Jesus was choosing to spend his time hanging out with a totally inappropriate crowd, immoral people who lived immoral lives. Just coming into contact with them by accident would have contaminated him; but he welcomed them as friends – and, given the relationship with God he implied for himself, this was tantamount to claiming that these immoral people were friends of God. The religious people had their over-starched knickers in a right twist.
So Jesus told them two stories to illustrate what God was doing. A shepherd had 100 sheep; one evening, counting them into the pen, he found that one was missing; leaving the 99, he searched the wild country through the dark night until he found it; then woke up the neighbourhood and threw a party to celebrate: there is more rejoicing in heaven over one dirty person who is restored than over 99 clean people who don’t need to come back. Or then again, God is like a woman [a scandalous suggestion in itself] who, having lost one of ten coins, literally turns the house upside-down until she finds it; then, in her joy, interrupts all her neighbours going about their own business, urging them to celebrate with her: there is more rejoicing in heaven over one dirty person who is restored than over 9 clean people who don’t need to come back.
And then Jesus changed tack: from illustrating what God was doing to how he was doing it. He told a story about himself and his accusers. He told the story of a son who takes his father’s wealth and squanders it lavishly living among the dirty people, holding none of it back, becoming unclean in the eyes of the Law, becoming cut-off from his father.
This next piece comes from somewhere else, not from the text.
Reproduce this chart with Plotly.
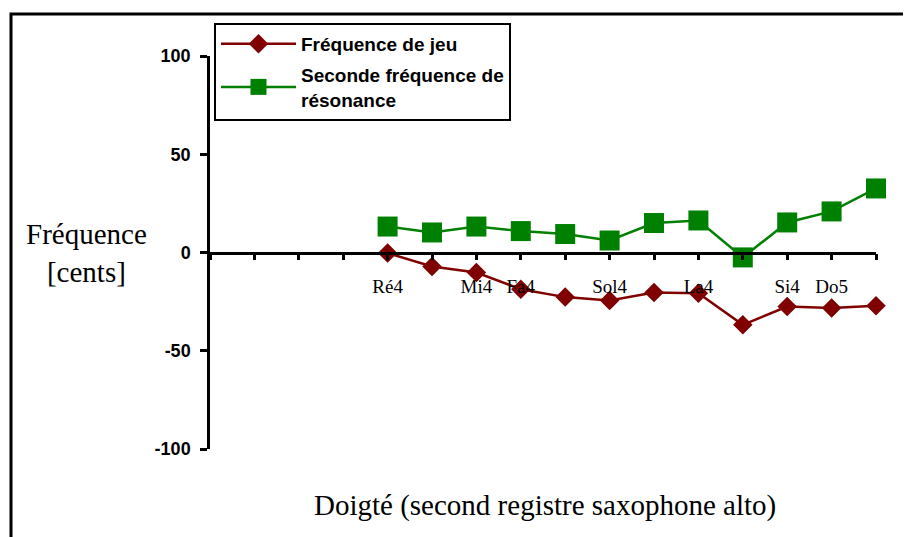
import plotly.graph_objects as go

# fingerings (second register, alto sax); only some are labelled on the axis
tick_positions = list(range(16))
tick_labels = ["", "", "", "", "Ré4", "", "Mi4", "Fa4", "", "Sol4", "", "La4", "", "Si4", "Do5", ""]
note_positions = [4, 5, 6, 7, 8, 9, 10, 11, 12, 13, 14, 15]

freq_jeu = [-0.3, -7.1, -10.2, -18.7, -22.7, -24.4, -20.4, -20.7, -36.8, -27.5, -28.3, -27.1]
freq_resonance = [13.2, 10.2, 13.2, 10.9, 9.4, 6.1, 15.0, 16.3, -2.5, 15.3, 20.9, 32.6]

y_ticks = [-100, -50, 0, 50, 100]
y_tick_labels = ["-100", "-50", "0", "50", "100"]

SERIF = "Liberation Serif, Times New Roman, serif"
SANS = "Liberation Sans, Arial, sans-serif"

fig = go.Figure()

fig.add_trace(go.Scatter(
    x=note_positions, y=freq_jeu,
    name="Fréquence de jeu", legendgroup="jeu",
    mode="lines+markers",
    line=dict(color="#800000", width=2.5),
    marker=dict(symbol="diamond", size=15, color="#800000"),
    cliponaxis=False,
))
fig.add_trace(go.Scatter(
    x=note_positions, y=freq_resonance,
    name="Seconde fréquence de<br>résonance", legendgroup="reso",
    mode="lines+markers",
    line=dict(color="#008000", width=2.5),
    marker=dict(symbol="square", size=20, color="#008000"),
    cliponaxis=False,
))

common_x = dict(range=[0, 15], tickmode="array", tickvals=tick_positions,
                showgrid=False, zeroline=False, showline=True,
                linecolor="black", linewidth=2.5, tickcolor="black", tickwidth=2.5,
                ticklen=6, anchor="free", position=0.5)
common_y = dict(range=[-100, 100], tickmode="array", tickvals=y_ticks,
                showgrid=False, zeroline=False, showline=True,
                linecolor="black", linewidth=2.5, tickcolor="black", tickwidth=2.5)

# the page body adds an 8px margin, so the figure is drawn 8px smaller and margins shifted
fig.update_layout(
    width=903, height=529,
    margin=dict(l=202, r=35, t=48, b=88),
    paper_bgcolor="white", plot_bgcolor="white",
    showlegend=True,
    xaxis=dict(**common_x, ticks="outside", ticktext=tick_labels,
               tickfont=dict(family=SERIF, size=19, color="black"),
               ticklabelstandoff=10),
    xaxis2=dict(**common_x, ticks="inside", overlaying="x", showticklabels=False),
    yaxis=dict(**common_y, ticks="outside", ticklen=7, anchor="x",
               ticktext=y_tick_labels,
               tickfont=dict(family=SANS, size=18, color="black", weight="bold"),
               ticklabelstandoff=6),
    yaxis2=dict(**common_y, ticks="inside", ticklen=6, overlaying="y", anchor="x",
                side="left", showticklabels=False),
    legend=dict(
        x=0.006, y=1.084, xanchor="left", yanchor="top",
        bgcolor="white", bordercolor="black", borderwidth=2,
        font=dict(family=SANS, size=19, color="black", weight="bold"),
        tracegroupgap=3, itemwidth=75,
    ),
    annotations=[
        dict(text="Doigté (second registre saxophone alto)", xref="paper", yref="paper",
             x=0.503, y=-0.1425, xanchor="center", yanchor="middle", showarrow=False,
             font=dict(family=SERIF, size=29, color="black")),
        dict(text="Fréquence<br>[cents]", xref="paper", yref="paper",
             x=-0.1847, y=0.5, xanchor="center", yanchor="middle", showarrow=False,
             font=dict(family=SERIF, size=29, color="black")),
    ],
    shapes=[
        # outer chart frame, open on the right and bottom (cropped in the source)
        dict(type="path", xref="paper", yref="paper",
             path="M -0.2988,-0.25 L -0.2988,1.1069 L 1.07,1.1069",
             line=dict(color="black", width=3)),
    ],
)

fig.write_html("out.html")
But this son is not lost: the father does not go searching for him, as he does for the sheep and the coin; and the tale does not end with the same explanation, of angels rejoicing over a repentant sinner. But when the son returns home, the father puts on him the robe of honour and the ring of authority, and prepares a banquet; for this Son was dead, and is alive again…And in the story, he also told of the older son, the one who thought that he could win his father’s approval by slaving for him all his years – not realising that his father loved him unconditionally; who disapproved of dirty people; who stood in judgement and would not join the party.
Does God want his children to be Dutiful and Dull, and resentful of others; or to squander their inheritance on dirty people? And, as a father myself, what do I hope for, for my own children?